After 7 days of deer hunting between Ohio and New York, I was in need of a break. Thankfully, it turned out to be a big rain day here in Western New York, so my friend Andy and I decided that we should hit Cattaraugus Creek before the rain washed it out. When we showed up in the morning, there was not a soul at the parking lot which was very odd for this time of year. With deer season opening this past weekend, most guys were hunting and let's be honest, it was Monday and the normal people of the world were at work. We are not normal and we need to catch some fish! 

We headed downstream to our spot that we discovered about 17 years ago during our initial journey into steelhead lore and legend. After the long walk, Andy jumped in ready to fish. Being a traveler of the world, my setup was not ready to go yet, so I had to rig up. I stepped into the river and made about 5 casts before getting the depth I wanted. The spot we fish is a seam in an area of rapids that drops into a long pool. Both sides of the seam are moving pretty good, but if you stay in the seam then you will catch fish. Andy has remained in the Buffalo area yet he has slackened in his steelhead ways, so I was telling him where to keep his indicator (when you fish a spot for close to 20 years, you know where the fish are). On about my 5th cast, the indicator dove down and I set the hook. The clay colored water of the Catt exploded as a chrome steelhead reached for the stars. I was a little nervous because this fish was large and I was kicking it with 6lb tippet (why I don't know since I immediately changed to 10lb after the battle). I fought the fish for 15 minutes as it made 9 long runs, each time seeming to only get stronger or maybe I was just getting more tired than the fish. My buddy Andy was finally able to get the net around the chrome steel and we got it to shore. The fished measured out at 30 inches and was released unharmed (except for the sore mouth). 

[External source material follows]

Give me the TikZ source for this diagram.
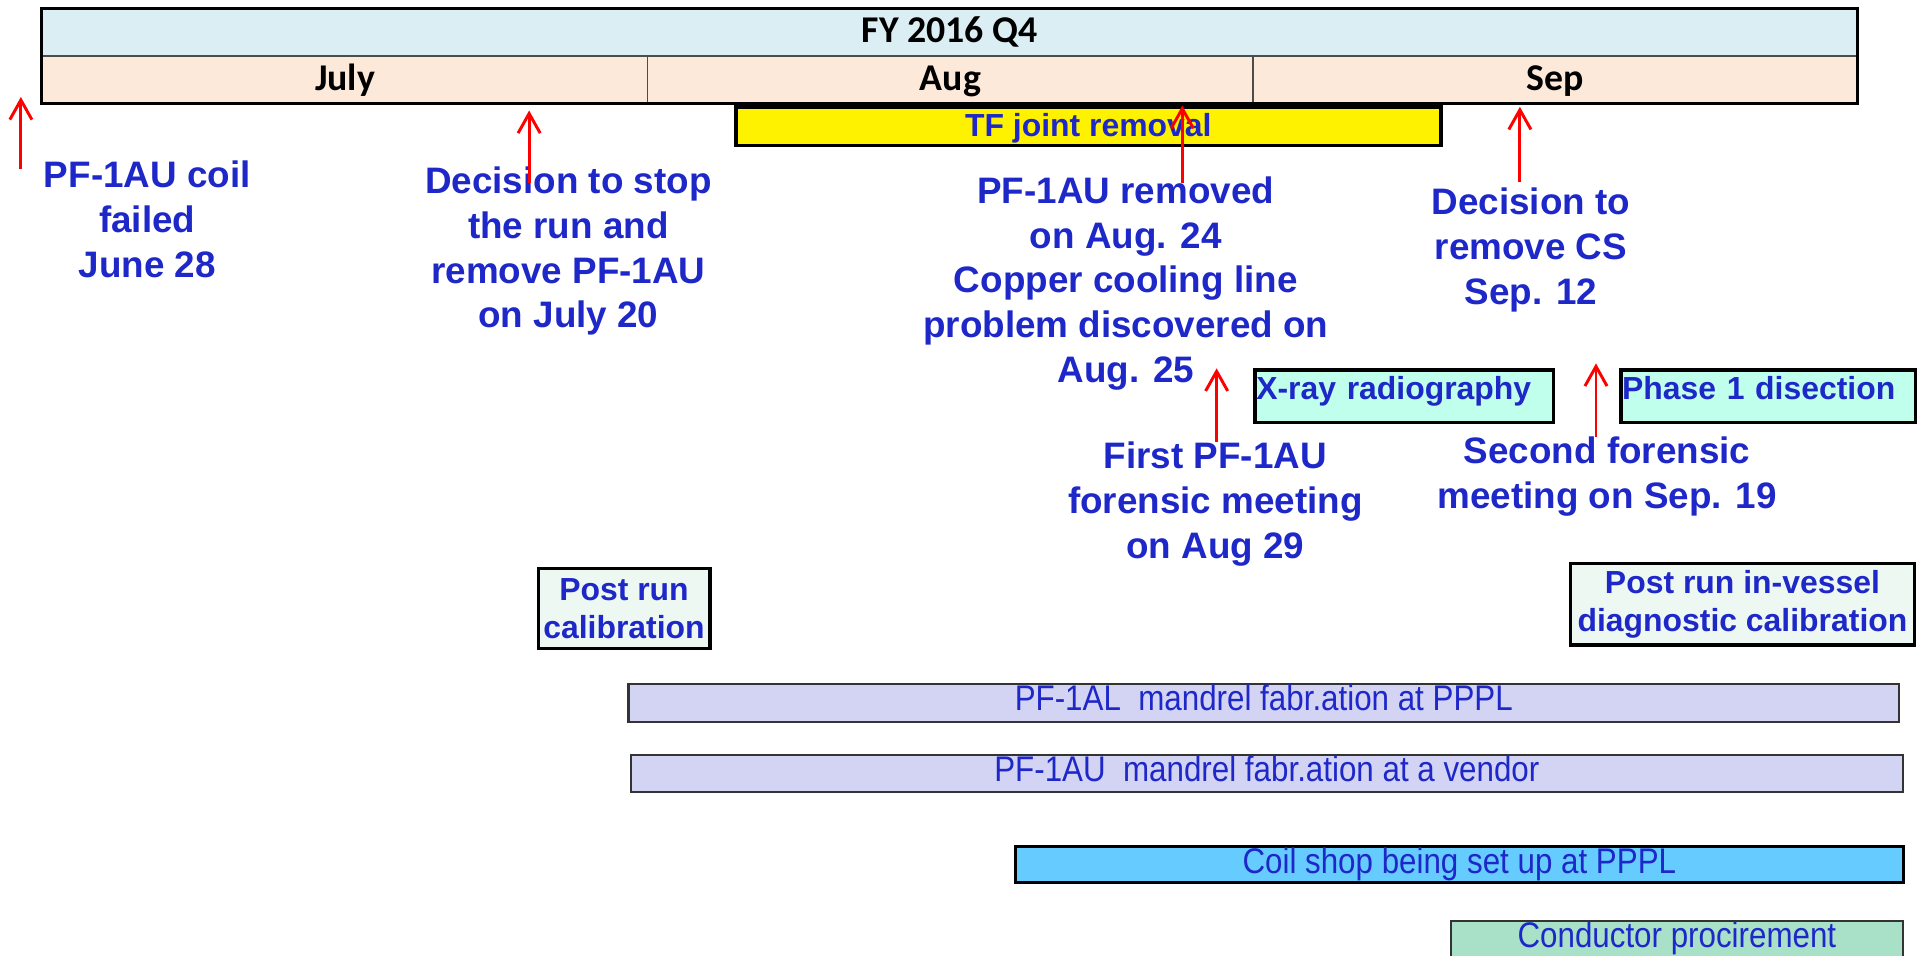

I instructed where Andy needed to get his fly as I was re-arming with heavier line. Before I knew it, Andy is yelling the call of the Catt "Fish On"! After a short battle I had the 25" steelhead in the net and ready to pose for its cover page photo shoot. With this challenge being matched by Andy, I was ready to step up. 

The next two hours yielded 10 more hookups and 3 more fish landed by me with the last one I hooke being a fish that had been in the river for some time and stared getting that mean looking hook jaw. I missed that fish 3 times before finally getting into it. Once hooked, this fish was ready to put on a show as it had me into my backing in 10 seconds. I chased him downstream and fought him for another 10 minutes before bringing him to the net. That fished ranked as one of my better steelhead on the Catt and we estimated him at 12 lbs. 

The rain began to fall harder and felt the call to go do a little duck hunting before dark, so I was reluctantly convinced into leaving, but not after one more cast. I made one more cast into my seam and the indicator dropped. I set the hook only to have the fish spit the hook and give me a little porpoise show by coming up out of the water after he got loose just to give my a goodbye wave. All in all, not a bad way to spend two hours in the pouring rain. Final score Bob = 4, Andy = 1. By the way, my four fish were on a #14 Y2K. Gotta love that fly!

1 comment:

  1. I was up there last week and managed a few as well; they were all of the silvery color...like yours in the 2nd and 3rd photo...what is the difference between those and the other/darker colored steelhead like in your first photo? Different strains of steelhead or simply a function of being in the rivers longer?